Gloria Spittel laments the low level of female participation in local graduate studies

The state of women in Sri Lanka could be likened to a superbly written yet nonsensical work of fiction. It has all the trappings of being an enjoyable read: fantastic access to healthcare, education, ownership and boastful moments of triumph (such as the forever accolade of the world’s first female political leader). But much like any novel, it has some confusing plot twists, which while not adding depth cast a shadow on the story.

Female tertiary education is not an ugly plot twist but makes for a rather confusing read. The numbers are high – higher than male enrolment across all state universities and institutes, and many streams of study at the undergraduate level. But this anomaly of greater female participation, which is evident in many activities in Sri Lanka, tapers off at the postgraduate and doctoral levels.

STUDENT ADMISSIONS According to the University Grants Commission (UGC), of the 155,550 individuals who were eligible for entrance to a state university or higher educational institute (HEI) in 2016 at the undergraduate level, a resounding 100,759 were females.

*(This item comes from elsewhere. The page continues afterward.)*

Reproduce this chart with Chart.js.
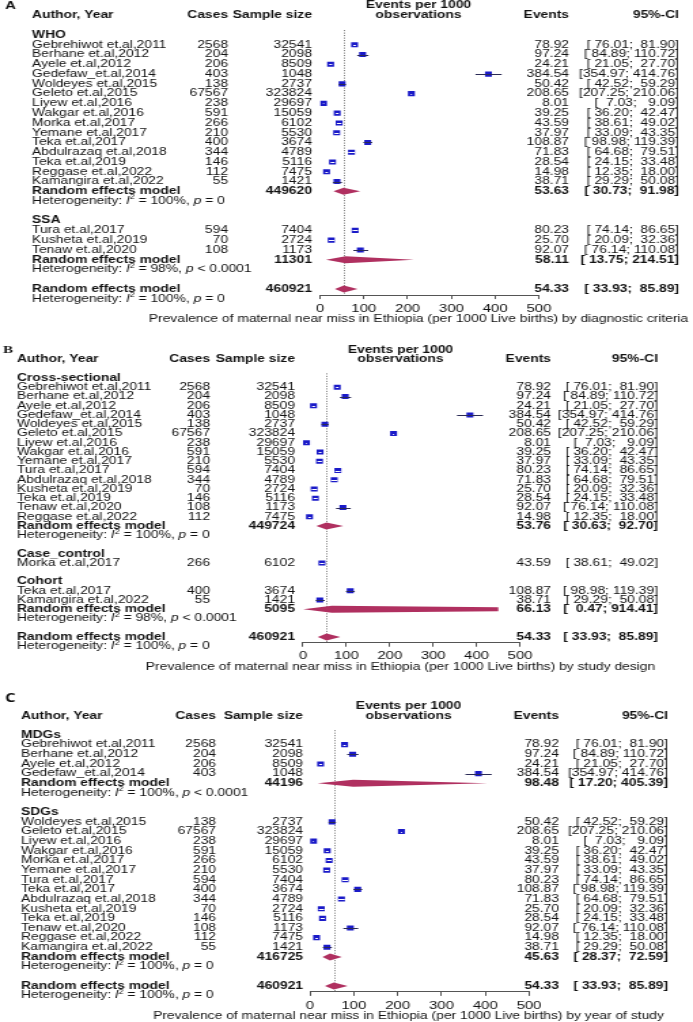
<!DOCTYPE html>
<html>
<head>
<meta charset="utf-8">
<script src="https://cdn.jsdelivr.net/npm/chart.js@4.4.1/dist/chart.umd.min.js"></script>
<style>
  body { margin: 0; background: #fff; }
  canvas { display: block; }
</style>
</head>
<body>
<!-- canvases are drawn narrow and stretched by css, like the source figure -->
<canvas id="panelA" width="510" height="330" style="width:693px;height:330px"></canvas>
<canvas id="panelB" width="510" height="345" style="width:693px;height:345px"></canvas>
<canvas id="panelC" width="510" height="347" style="width:693px;height:347px"></canvas>
<script>
// study level results (events per 1000 observations)
const studyNames = ['Gebrehiwot et.al,2011', 'Berhane et.al,2012', 'Ayele et.al,2012', 'Gedefaw_et.al,2014',
  'Woldeyes et.al,2015', 'Geleto et.al,2015', 'Liyew et.al,2016', 'Wakgar et.al,2016', 'Morka et.al,2017',
  'Yemane et.al,2017', 'Teka et.al,2017', 'Abdulrazaq et.al,2018', 'Teka et.al,2019', 'Reggase et.al,2022',
  'Kamangira et.al,2022', 'Tura et.al,2017', 'Kusheta et.al,2019', 'Tenaw et.al,2020'];
const studyCases = [2568, 204, 206, 403, 138, 67567, 238, 591, 266, 210, 400, 344, 146, 112, 55, 594, 70, 108];
const studySizes = [32541, 2098, 8509, 1048, 2737, 323824, 29697, 15059, 6102, 5530, 3674, 4789, 5116, 7475, 1421, 7404, 2724, 1173];
const studyEvents = [78.92, 97.24, 24.21, 384.54, 50.42, 208.65, 8.01, 39.25, 43.59, 37.97, 108.87, 71.83, 28.54, 14.98, 38.71, 80.23, 25.70, 92.07];
const studyLower = [76.01, 84.89, 21.05, 354.97, 42.52, 207.25, 7.03, 36.20, 38.61, 33.09, 98.98, 64.68, 24.15, 12.35, 29.29, 74.14, 20.09, 76.14];
const studyUpper = [81.90, 110.72, 27.70, 414.76, 59.29, 210.06, 9.09, 42.47, 49.02, 43.35, 119.39, 79.51, 33.48, 18.00, 50.08, 86.65, 32.36, 110.08];

const xTicks = [0, 100, 200, 300, 400, 500];

// A: by diagnostic criteria
const groupsA = ['WHO', 'SSA'];
const membersA = [
  ['Gebrehiwot et.al,2011', 'Berhane et.al,2012', 'Ayele et.al,2012', 'Gedefaw_et.al,2014', 'Woldeyes et.al,2015',
   'Geleto et.al,2015', 'Liyew et.al,2016', 'Wakgar et.al,2016', 'Morka et.al,2017', 'Yemane et.al,2017',
   'Teka et.al,2017', 'Abdulrazaq et.al,2018', 'Teka et.al,2019', 'Reggase et.al,2022', 'Kamangira et.al,2022'],
  ['Tura et.al,2017', 'Kusheta et.al,2019', 'Tenaw et.al,2020']
];
const pooledTotalA = [449620, 11301];
const pooledEventsA = [53.63, 58.11];
const pooledLowerA = [30.73, 13.75];
const pooledUpperA = [91.98, 214.51];
const hetI2A = [100, 98];
const hetPA = ['= 0', '< 0.0001'];

// B: by study design
const groupsB = ['Cross-sectional', 'Case_control', 'Cohort'];
const membersB = [
  ['Gebrehiwot et.al,2011', 'Berhane et.al,2012', 'Ayele et.al,2012', 'Gedefaw_et.al,2014', 'Woldeyes et.al,2015',
   'Geleto et.al,2015', 'Liyew et.al,2016', 'Wakgar et.al,2016', 'Yemane et.al,2017', 'Tura et.al,2017',
   'Abdulrazaq et.al,2018', 'Kusheta et.al,2019', 'Teka et.al,2019', 'Tenaw et.al,2020', 'Reggase et.al,2022'],
  ['Morka et.al,2017'],
  ['Teka et.al,2017', 'Kamangira et.al,2022']
];
const pooledTotalB = [449724, null, 5095];
const pooledEventsB = [53.76, null, 66.13];
const pooledLowerB = [30.63, null, 0.47];
const pooledUpperB = [92.70, null, 914.41];
const hetI2B = [100, null, 98];
const hetPB = ['= 0', null, '< 0.0001'];

// C: by year of study
const groupsC = ['MDGs', 'SDGs'];
const membersC = [
  ['Gebrehiwot et.al,2011', 'Berhane et.al,2012', 'Ayele et.al,2012', 'Gedefaw_et.al,2014'],
  ['Woldeyes et.al,2015', 'Geleto et.al,2015', 'Liyew et.al,2016', 'Wakgar et.al,2016', 'Morka et.al,2017',
   'Yemane et.al,2017', 'Tura et.al,2017', 'Teka et.al,2017', 'Abdulrazaq et.al,2018', 'Kusheta et.al,2019',
   'Teka et.al,2019', 'Tenaw et.al,2020', 'Reggase et.al,2022', 'Kamangira et.al,2022']
];
const pooledTotalC = [44196, 416725];
const pooledEventsC = [98.48, 45.63];
const pooledLowerC = [17.20, 28.37];
const pooledUpperC = [405.39, 72.59];
const hetI2C = [100, 100];
const hetPC = ['< 0.0001', '= 0'];

// overall random effects model (same in all panels)
const overallTotal = 460921;
const overallEvents = 54.33;
const overallLower = 33.93;
const overallUpper = 85.89;
const overallI2 = 100;
const overallP = '= 0';

const titleA = 'Prevalence of maternal near miss in Ethiopia (per 1000 Live births) by diagnostic criteria';
const titleB = 'Prevalence of maternal near miss in Ethiopia (per 1000 Live births) by study design';
const titleC = 'Prevalence of maternal near miss in Ethiopia (per 1000 Live births) by year of study';

const SX = 693 / 510;
const px = v => v / SX;
const FONT = '"Liberation Sans", Arial, sans-serif';
const FSIZE = 10.2;
const INK = '#111';
const SQUARE = '#1a1ac8';
const DIAMOND = '#b03060';
const SQ_RADIUS = 3.6;
const SQ_SIDE = 2 * Math.SQRT1_2 * SQ_RADIUS;
const DIAMOND_CLIP = 450;

function buildRows(groups, members, pTotal, pEv, pLo, pHi, i2, p) {
  const rows = [];
  let r = 0;
  groups.forEach((g, gi) => {
    rows.push({kind: 'group', r: r++, text: g});
    members[gi].forEach(n => rows.push({kind: 'study', r: r++, i: studyNames.indexOf(n)}));
    if (pTotal[gi] != null) {
      rows.push({kind: 'pooled', r: r++, total: pTotal[gi], ev: pEv[gi], lo: pLo[gi], hi: pHi[gi]});
      rows.push({kind: 'het', r: r++, i2: i2[gi], p: p[gi]});
    }
    r++;
  });
  rows.push({kind: 'pooled', r: r++, total: overallTotal, ev: overallEvents, lo: overallLower, hi: overallUpper});
  rows.push({kind: 'het', r: r++, i2: overallI2, p: overallP});
  return rows;
}

const ci = (lo, hi) => '[' + lo.toFixed(2).padStart(6) + '; ' + hi.toFixed(2).padStart(6) + ']';

function txt(ctx, s, x, y, align, style) {
  ctx.font = (style || '') + FSIZE + 'px ' + FONT;
  ctx.textAlign = align;
  ctx.fillText(s, x, y);
}

function hetText(ctx, x, y, i2, p) {
  const parts = [['Heterogeneity: ', '', FSIZE, 0], ['I', 'italic ', FSIZE, 0], ['2', '', 6.5, -3.5],
    [' = ' + i2 + '%, ', '', FSIZE, 0], ['p', 'italic ', FSIZE, 0], [' ' + p, '', FSIZE, 0]];
  ctx.textAlign = 'left';
  let cx = x;
  parts.forEach(([s, st, size, dy]) => {
    ctx.font = st + size + 'px ' + FONT;
    ctx.fillText(s, cx, y + dy);
    cx += ctx.measureText(s).width;
  });
}

function forestPlugin(rows, title, L) {
  return {
    id: 'forest',
    beforeDatasetsDraw(chart) {
      const {ctx, chartArea: a, scales: {x}} = chart;
      const xr = Math.round(x.getPixelForValue(overallEvents)) + 0.5;
      ctx.save();
      ctx.strokeStyle = '#777';
      ctx.lineWidth = 1;
      ctx.setLineDash([1, 1.5]);
      ctx.beginPath();
      ctx.moveTo(xr, a.top);
      ctx.lineTo(xr, a.bottom);
      ctx.stroke();
      ctx.restore();
    },
    afterDatasetsDraw(chart) {
      const {ctx, chartArea: a, scales: {x, y}} = chart;
      ctx.save();
      ctx.beginPath();
      ctx.rect(a.left - 1, a.top, x.getPixelForValue(DIAMOND_CLIP) - a.left + 1, a.bottom - a.top);
      ctx.clip();
      // confidence lines, white when they fit inside the square
      ctx.lineWidth = 1;
      rows.filter(d => d.kind === 'study').forEach(d => {
        const x0 = x.getPixelForValue(studyLower[d.i]);
        const x1 = x.getPixelForValue(studyUpper[d.i]);
        const yy = Math.round(y.getPixelForValue(d.r)) + 0.5;
        ctx.strokeStyle = (x1 - x0) < SQ_SIDE ? '#fff' : '#2a2a55';
        ctx.beginPath();
        ctx.moveTo(x0, yy);
        ctx.lineTo(x1, yy);
        ctx.stroke();
      });
      // pooled diamonds
      ctx.fillStyle = DIAMOND;
      rows.filter(d => d.kind === 'pooled').forEach(d => {
        const yy = y.getPixelForValue(d.r);
        ctx.beginPath();
        ctx.moveTo(x.getPixelForValue(d.lo), yy);
        ctx.lineTo(x.getPixelForValue(d.ev), yy - 3.5);
        ctx.lineTo(x.getPixelForValue(d.hi), yy);
        ctx.lineTo(x.getPixelForValue(d.ev), yy + 3.5);
        ctx.closePath();
        ctx.fill();
      });
      ctx.restore();
    },
    afterDraw(chart) {
      const {ctx, chartArea: a, scales: {y}} = chart;
      const mid = (a.left + a.right) / 2 - px(11);
      const X = L.xs.map(px);
      const [labelX, casesX, sizeX, eventsX, ciX] = X;
      ctx.save();
      ctx.fillStyle = INK;
      ctx.textBaseline = 'middle';
      ctx.font = L.letterFont;
      ctx.textAlign = 'left';
      ctx.fillText(L.letter, px(L.letterX), L.letterY);

      const h1 = y.getPixelForValue(-3), h2 = y.getPixelForValue(-2);
      txt(ctx, 'Author, Year', labelX, h2, 'left', 'bold ');
      txt(ctx, 'Cases', casesX, h2, 'right', 'bold ');
      txt(ctx, 'Sample size', sizeX, h2, 'right', 'bold ');
      txt(ctx, 'Events per 1000', mid, h1, 'center', 'bold ');
      txt(ctx, 'observations', mid, h2, 'center', 'bold ');
      txt(ctx, 'Events', eventsX, h2, 'right', 'bold ');
      txt(ctx, '95%-CI', ciX, h2, 'right', 'bold ');

      rows.forEach(d => {
        const yy = y.getPixelForValue(d.r);
        if (d.kind === 'group') {
          txt(ctx, d.text, labelX, yy, 'left', 'bold ');
        } else if (d.kind === 'study') {
          txt(ctx, studyNames[d.i], labelX, yy, 'left');
          txt(ctx, String(studyCases[d.i]), casesX, yy, 'right');
          txt(ctx, String(studySizes[d.i]), sizeX, yy, 'right');
          txt(ctx, studyEvents[d.i].toFixed(2), eventsX, yy, 'right');
          txt(ctx, ci(studyLower[d.i], studyUpper[d.i]), ciX, yy, 'right');
        } else if (d.kind === 'pooled') {
          txt(ctx, 'Random effects model', labelX, yy, 'left', 'bold ');
          txt(ctx, String(d.total), sizeX, yy, 'right', 'bold ');
          txt(ctx, d.ev.toFixed(2), eventsX, yy, 'right', 'bold ');
          txt(ctx, ci(d.lo, d.hi), ciX, yy, 'right', 'bold ');
        } else {
          hetText(ctx, labelX, yy, d.i2, d.p);
        }
      });
      txt(ctx, title, mid, a.bottom + 24, 'center');
      ctx.restore();
    }
  };
}

function makePanel(id, rows, title, L) {
  const canvas = document.getElementById(id);
  const H = canvas.height;
  const axisH = 28;
  const yMax = rows[rows.length - 2].r + 0.62;
  const top = L.row0 - 0.5 * L.pitch;
  const bottom = L.row0 + yMax * L.pitch;
  const studies = rows.filter(d => d.kind === 'study');
  new Chart(canvas, {
    type: 'scatter',
    data: {
      datasets: [{
        data: studies.map(d => ({x: studyEvents[d.i], y: d.r})),
        pointStyle: 'rect',
        pointRadius: SQ_RADIUS,
        pointBackgroundColor: SQUARE,
        pointBorderWidth: 0,
        backgroundColor: SQUARE,
        borderWidth: 0
      }]
    },
    options: {
      responsive: false,
      animation: false,
      devicePixelRatio: 1,
      events: [],
      layout: {padding: {left: px(L.plotL), right: 510 - px(L.plotR), top: top, bottom: H - bottom - axisH}},
      plugins: {legend: {display: false}, tooltip: {enabled: false}},
      scales: {
        x: {
          type: 'linear', min: 0, max: 500,
          afterBuildTicks: s => { s.ticks = xTicks.map(v => ({value: v})); },
          afterFit: s => { s.height = axisH; },
          grid: {drawOnChartArea: false, tickLength: 4, color: '#555'},
          border: {color: '#555'},
          ticks: {font: {family: FONT, size: 11}, color: INK, padding: 3, maxRotation: 0, autoSkip: false}
        },
        y: {type: 'linear', reverse: true, min: -0.5, max: yMax, display: false}
      }
    },
    plugins: [forestPlugin(rows, title, L)]
  });
}

const rowsA = buildRows(groupsA, membersA, pooledTotalA, pooledEventsA, pooledLowerA, pooledUpperA, hetI2A, hetPA);
const rowsB = buildRows(groupsB, membersB, pooledTotalB, pooledEventsB, pooledLowerB, pooledUpperB, hetI2B, hetPB);
const rowsC = buildRows(groupsC, membersC, pooledTotalC, pooledEventsC, pooledLowerC, pooledUpperC, hetI2C, hetPC);

makePanel('panelA', rowsA, titleA, {letter: 'A', letterFont: 'bold 11px ' + FONT, letterX: 5, letterY: 6,
  row0: 35, pitch: 9.77, plotL: 320, plotR: 539, xs: [32, 228, 312, 569, 679]});
makePanel('panelB', rowsB, titleB, {letter: 'B', letterFont: 'bold 11px "Liberation Serif", serif', letterX: 3, letterY: 20,
  row0: 48, pitch: 9.25, plotL: 303, plotR: 520, xs: [17, 210, 295, 551, 658]});
makePanel('panelC', rowsC, titleC, {letter: 'C', letterFont: 'bold 12px "Open Sans", sans-serif', letterX: 5, letterY: 24,
  row0: 60, pitch: 9.65, plotL: 310, plotR: 529, xs: [21, 216, 303, 559, 668]});
</script>
</body>
</html>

Only 18.7 percent of the total eligible population and 18.2 percent of eligible females were admitted to a university or an HEI. For the 2016 cohort however, female admission as a share of the total population admitted to a university or an HEI stood at 63.2 percent.

Female enrolment has stood at 62-63 percent of the cohorts admitted since 2012/13. It can be casually argued that these figures of qualification and admission to universities and HEIs display a tendency for females in Sri Lanka to excel in merit based systems.

On the other hand, higher female qualifications and enrolment in tertiary education could be a factor of male engagement in Sri Lanka’s military and a by-product of the civil war.

CULTURAL PRESSURES The pursuit of tertiary education amongst females is not deterred by the ‘culture’ of ragging or high possibility of sexual and gender based violence. In studies conducted on sexual and gender based violence at universities and HEIs, researchers have found that more female students are at the receiving end of abuse.

For example, a study conducted amongst 250 medical students at the University of Colombo in 2006 revealed that of the 55.6 percent of students reporting gender based violence, 72.2 percent were females. The forms of violence faced by students ranged from the physical, sexual and verbal, to psychological and emotional. The study also found that the perpetrators of such violence included faculty and non-faculty staff.

In another study undertaken in 2011, amongst 283 unmarried female undergraduates from the faculties of arts, science and law at a Sri Lankan university, 36 percent of respondents said they knew of female students that were coerced or forced to begin a romantic relationship. And a disturbing 73 percent of respondents suggested they knew of instances where females were forced to continue a romantic relationship.

A fear of physical harassment by male counterparts and social unacceptability were commonly cited as reasons for continuing or commencing a relationship under coercion.

LABOUR DYNAMICS Furthermore, even with the influx of female graduates (of the total graduates with bachelor’s degrees in 2015, 68.2% were females) in the market, female labour force participation in the first quarter of 2017 was estimated at only 37.6 percent.

The number of women employed in the 20-24, 25-29, 30-34 and 35-39 age categories all remain below 50 percent (at 43.6%, 42.3%, 48.6% and 48.2% respectively). In comparison, male employment for the same age groups stood at 74.3 percent, 94.4 percent, 95.7 percent and 96 percent respectively.

Female employment peaks in the 45-49 age group (54.5%) and women represent a staggering 74.9 percent of the economically inactive population.

STUDENT ENROLMENT A curiosity in female higher education appears in academic programme enrolment.

Across universities and HEIs in 2015, total enrolment at the undergraduate level indicated a disproportionate number of females in arts programmes, paramedical studies, management and commerce, and indigenous medicine.

Female enrolment in medicine and dental programmes was slightly higher than male enrolment. Males outnumbered females in engineering and architecture, law and science. And female student numbers were similar in computer science and IT programmes. At the postgraduate level however, female enrolment and graduation stood at 46.5 percent and 49.4 percent respectively.

The difficulties faced at the undergraduate level as outlined above coupled with external stressors – including societal and familial pressures towards marriage and childbearing – could factor against pursuing further higher education. However, the employability and employment opportunities afforded to females could be deterrents against further study too.

Unlike many of their counterparts in South Asia, females in Sri Lanka enjoy equal access to healthcare and education, have longer lifespans than their male counterparts and outnumber the male population. And more females than males are enrolled in government universities and HEIs. But they are under-represented in the economic and political spheres.

So the monumental question remains: what can be done to remedy this imbalance?